Each bakery is owned by its workers who share profits and decision-making.  At Arizmendi Valencia worker-owners receive fully paid healthcare premiums, dental, vision and a benefit for comfortable shoes, Fernandez explained, because they stand on their feet all day.  Each bakery pays a portion of its profits back to the Association.  The Association in turn provides technical assistance to existing bakeries – like the training in finance for Fernandez - and does development work to start new cooperative bakeries.  Workers from mature bakeries like Arizmendi Lakeshore in Oakland also provided significant help to the new Valencia bakery; experienced workers provided training both in baking and in critical skills for co-op owners like conflict resolution.  The mature bakeries also provide the original sourdough culture for each new bakery. That culture then takes on a unique flavor at its new location, much in the same way that each bakery’s menu evolves beyond a shared core to reflect the tastes of its host community. 

 Dessert Arizmendi

Photo: Maria Romero 

During the recent visit, Travia Smith, a Mills College MBA candidate and Human Capital Intern at the Bank, asked how employee morale differs at a worker co-op.  Tim Huet of Arizmendi’s development and support collective pointed out that average yearly turn-over in food businesses is 150%.  In contrast, twelve of fifteen founders are still working at Arizmendi Valencia three years after opening.  This consistency creates a huge business advantage, Huet explained, and a real connection to the community.

The Arizmendi Association (named after Father Jose Maria Arizmendiarrieta, the Catholic Priest who founded the Mondragon cooperatives in the Basque region of Spain) has always had an ethos of creating more dignified jobs through developing cooperatives and it is on the cutting edge of new strategies for co-op growth.  Under most co-op profit sharing practices, founders take on the bulk of the financial risk of the start-up business but share rewards equally with owners who join the business later. Huet wants to figure out how to incentivize senior worker-owners to create more jobs through mechanisms like shifting some profits back to founders as a reward for each new job created. 

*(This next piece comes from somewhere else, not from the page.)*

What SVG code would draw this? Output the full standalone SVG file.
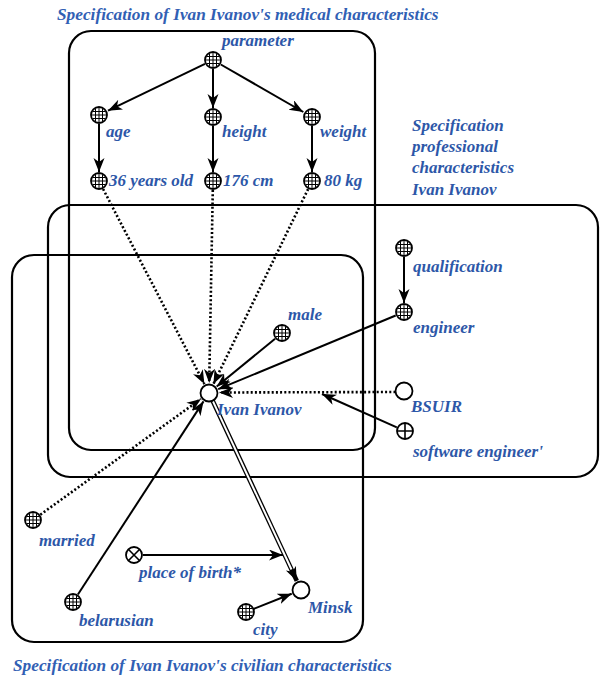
<svg xmlns="http://www.w3.org/2000/svg" xmlns:xlink="http://www.w3.org/1999/xlink" width="600" height="677" viewBox="0 0 600 677">
<style>
.box{fill:none;stroke:#000;stroke-width:2.2}
.lbl{font-family:"Liberation Serif","DejaVu Serif",serif;font-style:italic;font-weight:bold;font-size:17px;fill:#2d57a8}
.ttl{font-family:"Liberation Serif","DejaVu Serif",serif;font-style:italic;font-weight:bold;font-size:17.3px;fill:#3160b4}
.sol{fill:none;stroke:#000;stroke-width:2}
.dot{fill:none;stroke:#000;stroke-width:2.6;stroke-dasharray:2 2.2}
</style>
<defs>
<marker id="ah" markerUnits="userSpaceOnUse" markerWidth="15" markerHeight="12" refX="14" refY="5.5" orient="auto">
<path d="M0,0 L14,5.5 L0,11 L4,5.5 z" fill="#000"/>
</marker>
<g id="gn"><circle r="8" fill="#fff" stroke="#000" stroke-width="1.8"/><path d="M-7.2,0H7.2M0,-7.2V7.2M-6.3,-3.5H6.3M-6.3,3.5H6.3M-3.5,-6.3V6.3M3.5,-6.3V6.3" stroke="#000" stroke-width="1"/></g>
<g id="pn"><circle r="8.5" fill="#fff" stroke="#000" stroke-width="1.8"/></g>
<g id="plus"><circle r="8" fill="#fff" stroke="#000" stroke-width="1.8"/><path d="M-8,0H8M0,-8V8" stroke="#000" stroke-width="1.6"/></g>
<g id="cross"><circle r="8" fill="#fff" stroke="#000" stroke-width="1.8"/><path d="M-5.7,-5.7L5.7,5.7M-5.7,5.7L5.7,-5.7" stroke="#000" stroke-width="1.6"/></g>
</defs>
<rect width="600" height="677" fill="#fff"/>

<g id="boxes">
<rect class="box" x="69" y="31" width="306" height="419" rx="22"/>
<rect class="box" x="48" y="205" width="550" height="272" rx="22"/>
<rect class="box" x="12" y="255" width="351" height="387" rx="22"/>
</g>

<g id="titles">
<text class="ttl" x="57" y="20">Specification of Ivan Ivanov's medical characteristics</text>
<text class="lbl" x="412" y="131">Specification</text>
<text class="lbl" x="412" y="152">professional</text>
<text class="lbl" x="412" y="173">characteristics</text>
<text class="lbl" x="412" y="195">Ivan Ivanov</text>
<text class="ttl" x="13" y="671">Specification of Ivan Ivanov's civilian characteristics</text>
</g>

<g id="connectors">
<line class="sol" x1="205" y1="63.9" x2="108" y2="110.7" marker-end="url(#ah)"/>
<line class="sol" x1="213" y1="69" x2="213" y2="108" marker-end="url(#ah)"/>
<line class="sol" x1="220.8" y1="64.5" x2="303.3" y2="112" marker-end="url(#ah)"/>
<line class="sol" x1="99" y1="124" x2="99" y2="172" marker-end="url(#ah)"/>
<line class="sol" x1="213" y1="126" x2="213" y2="172" marker-end="url(#ah)"/>
<line class="sol" x1="312" y1="126" x2="312" y2="172" marker-end="url(#ah)"/>
<line class="dot" x1="103.1" y1="189" x2="204.4" y2="384.1" marker-end="url(#ah)"/>
<line class="dot" x1="212.8" y1="190" x2="209.2" y2="383" marker-end="url(#ah)"/>
<line class="dot" x1="308.1" y1="189.1" x2="213.4" y2="384" marker-end="url(#ah)"/>
<line class="sol" x1="404" y1="257" x2="404" y2="303" marker-end="url(#ah)"/>
<line class="sol" x1="395.7" y1="315.5" x2="218.2" y2="389.2" marker-end="url(#ah)"/>
<line class="sol" x1="275.1" y1="338.7" x2="216.7" y2="386.6" marker-end="url(#ah)"/>
<line class="dot" x1="395.5" y1="392" x2="219" y2="392.5" marker-end="url(#ah)"/>
<line class="sol" x1="396.8" y1="427.3" x2="322" y2="394" marker-end="url(#ah)"/>
<line class="dot" x1="40.3" y1="514.7" x2="200.9" y2="398.9" marker-end="url(#ah)"/>
<line class="sol" x1="77.9" y1="594.5" x2="203.5" y2="401.4" marker-end="url(#ah)"/>
<line x1="212.4" y1="400.2" x2="296.8" y2="580.9" stroke="#000" stroke-width="4.6" marker-end="url(#ah)"/>
<line x1="212.4" y1="400.2" x2="291.5" y2="569.5" stroke="#fff" stroke-width="2"/>
<line class="sol" x1="143" y1="555" x2="283" y2="555" marker-end="url(#ah)"/>
<line class="sol" x1="253.4" y1="609" x2="291.7" y2="593.7" marker-end="url(#ah)"/>
</g>

<g id="n-parameter"><use xlink:href="#gn" x="213" y="60"/><text class="lbl" x="222" y="46">parameter</text></g>
<g id="n-age"><use xlink:href="#gn" x="99" y="115"/><text class="lbl" x="106" y="137">age</text></g>
<g id="n-height"><use xlink:href="#gn" x="213" y="117"/><text class="lbl" x="222" y="137">height</text></g>
<g id="n-weight"><use xlink:href="#gn" x="312" y="117"/><text class="lbl" x="320" y="137">weight</text></g>
<g id="n-36"><use xlink:href="#gn" x="99" y="181"/><text class="lbl" x="109" y="186">36 years old</text></g>
<g id="n-176"><use xlink:href="#gn" x="213" y="181"/><text class="lbl" x="223" y="186">176 cm</text></g>
<g id="n-80"><use xlink:href="#gn" x="312" y="181"/><text class="lbl" x="324" y="186">80 kg</text></g>
<g id="n-qualification"><use xlink:href="#gn" x="404" y="248"/><text class="lbl" x="413" y="272">qualification</text></g>
<g id="n-engineer"><use xlink:href="#gn" x="404" y="312"/><text class="lbl" x="413" y="333">engineer</text></g>
<g id="n-male"><use xlink:href="#gn" x="282" y="333"/><text class="lbl" x="288" y="320">male</text></g>
<g id="n-ivan"><use xlink:href="#pn" x="209" y="393"/><text class="lbl" x="217" y="415">Ivan Ivanov</text></g>
<g id="n-bsuir"><use xlink:href="#pn" x="404" y="391"/><text class="lbl" x="411" y="412">BSUIR</text></g>
<g id="n-software"><use xlink:href="#plus" x="405" y="431"/><text class="lbl" x="413" y="457">software engineer'</text></g>
<g id="n-married"><use xlink:href="#gn" x="33" y="520"/><text class="lbl" x="39" y="546">married</text></g>
<g id="n-pob"><use xlink:href="#cross" x="134" y="555"/><text class="lbl" x="139" y="578">place of birth*</text></g>
<g id="n-belarusian"><use xlink:href="#gn" x="73" y="602"/><text class="lbl" x="79" y="626">belarusian</text></g>
<g id="n-city"><use xlink:href="#gn" x="246" y="612"/><text class="lbl" x="253" y="635">city</text></g>
<g id="n-minsk"><use xlink:href="#pn" x="301" y="590"/><text class="lbl" x="308" y="613">Minsk</text></g>
</svg>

Michael Salemi, a Cal State East Bay MBA graduate and Beneficial State Bank outreach and marketing intern reflected that students receive little to no exposure to cooperative ownership through MBA programs.  Huet commented that conventional attitudes toward business leadership point toward a single individual in charge of everything. The Arizmendi bakeries offer a vision of effective collective leadership.  

“The wonderful thing about this model,” Huet said, “is you can own a business AND go on vacation, knowing that everything is going to be just fine."